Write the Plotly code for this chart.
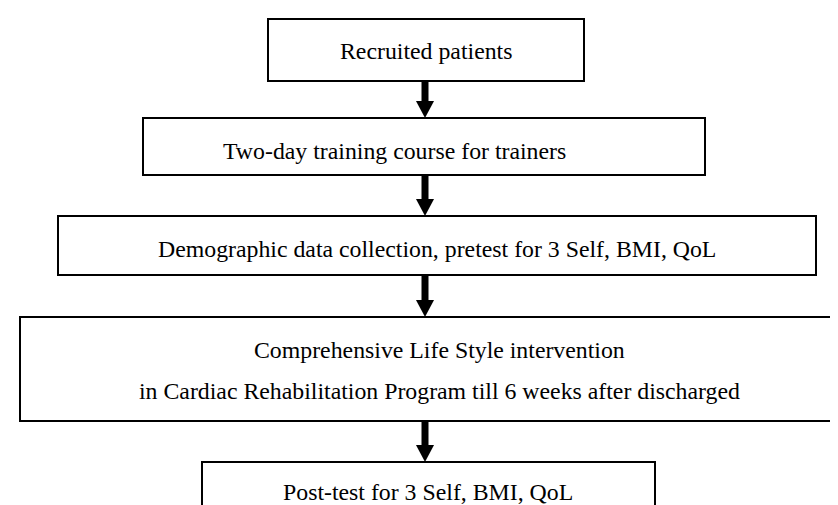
import plotly.graph_objects as go

# ---- content ----
step_labels = [
    ["Recruited patients"],
    ["Two-day training course for trainers"],
    ["Demographic data collection, pretest for 3 Self, BMI, QoL"],
    ["Comprehensive Life Style intervention",
     "in Cardiac Rehabilitation Program till 6 weeks after discharged"],
    ["Post-test for 3 Self, BMI, QoL"],
]

# ---- layout geometry (pixels, y downwards) ----
box_left = [260, 135, 50, 12, 194]
box_right = [576, 697, 808, 852, 647]
box_top = [11, 110, 208, 309, 454]
box_bottom = [73, 167, 267, 413, 540]
text_x = [418, 386, 429, 431, 420]
text_y = [[42.5], [143], [241], [342, 383], [484]]
arrow_x = 417

W, H = 838, 505
FONT = dict(family="Liberation Serif, Times New Roman, serif", size=23.8, color="black")

fig = go.Figure()
shapes = []
annotations = []
for i, lines in enumerate(step_labels):
    shapes.append(dict(type="rect", xref="x", yref="y",
                       x0=box_left[i], x1=box_right[i], y0=box_top[i], y1=box_bottom[i],
                       line=dict(color="black", width=2), fillcolor="white", layer="below"))
    for j, lab in enumerate(lines):
        annotations.append(dict(x=text_x[i], y=text_y[i][j], xref="x", yref="y", text=lab,
                                showarrow=False, xanchor="center", yanchor="middle",
                                borderpad=0, font=FONT, align="center"))

for i in range(len(step_labels) - 1):
    y0 = box_bottom[i] + 1
    y1 = box_top[i + 1]
    head = 17
    shapes.append(dict(type="rect", xref="x", yref="y",
                       x0=arrow_x - 3.5, x1=arrow_x + 3.5, y0=y0, y1=y1 - head + 1,
                       line=dict(width=0), fillcolor="black"))
    shapes.append(dict(type="path", xref="x", yref="y",
                       path=f"M {arrow_x-9},{y1-head} L {arrow_x+9},{y1-head} L {arrow_x},{y1} Z",
                       line=dict(width=0), fillcolor="black"))

fig.update_layout(
    width=W, height=H,
    margin=dict(l=0, r=0, t=0, b=0),
    paper_bgcolor="white", plot_bgcolor="white",
    xaxis=dict(range=[0, W], visible=False, fixedrange=True),
    yaxis=dict(range=[H, 0], visible=False, fixedrange=True),
    shapes=shapes, annotations=annotations,
    showlegend=False,
)

fig.write_html("out.html", config={"displayModeBar": False})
..........
_What you need to do_. Write out the data precisely as given, excluding the pictures.

_Written solution_.
Write the Plotly code for this chart.
import plotly.graph_objects as go

# ---- content ----
step_labels = [
    ["Recruited patients"],
    ["Two-day training course for trainers"],
    ["Demographic data collection, pretest for 3 Self, BMI, QoL"],
    ["Comprehensive Life Style intervention",
     "in Cardiac Rehabilitation Program till 6 weeks after discharged"],
    ["Post-test for 3 Self, BMI, QoL"],
]

# ---- layout geometry (pixels, y downwards) ----
box_left = [260, 135, 50, 12, 194]
box_right = [576, 697, 808, 852, 647]
box_top = [11, 110, 208, 309, 454]
box_bottom = [73, 167, 267, 413, 540]
text_x = [418, 386, 429, 431, 420]
text_y = [[42.5], [143], [241], [342, 383], [484]]
arrow_x = 417

W, H = 838, 505
FONT = dict(family="Liberation Serif, Times New Roman, serif", size=23.8, color="black")

fig = go.Figure()
shapes = []
annotations = []
for i, lines in enumerate(step_labels):
    shapes.append(dict(type="rect", xref="x", yref="y",
                       x0=box_left[i], x1=box_right[i], y0=box_top[i], y1=box_bottom[i],
                       line=dict(color="black", width=2), fillcolor="white", layer="below"))
    for j, lab in enumerate(lines):
        annotations.append(dict(x=text_x[i], y=text_y[i][j], xref="x", yref="y", text=lab,
                                showarrow=False, xanchor="center", yanchor="middle",
                                borderpad=0, font=FONT, align="center"))

for i in range(len(step_labels) - 1):
    y0 = box_bottom[i] + 1
    y1 = box_top[i + 1]
    head = 17
    shapes.append(dict(type="rect", xref="x", yref="y",
                       x0=arrow_x - 3.5, x1=arrow_x + 3.5, y0=y0, y1=y1 - head + 1,
                       line=dict(width=0), fillcolor="black"))
    shapes.append(dict(type="path", xref="x", yref="y",
                       path=f"M {arrow_x-9},{y1-head} L {arrow_x+9},{y1-head} L {arrow_x},{y1} Z",
                       line=dict(width=0), fillcolor="black"))

fig.update_layout(
    width=W, height=H,
    margin=dict(l=0, r=0, t=0, b=0),
    paper_bgcolor="white", plot_bgcolor="white",
    xaxis=dict(range=[0, W], visible=False, fixedrange=True),
    yaxis=dict(range=[H, 0], visible=False, fixedrange=True),
    shapes=shapes, annotations=annotations,
    showlegend=False,
)

fig.write_html("out.html", config={"displayModeBar": False})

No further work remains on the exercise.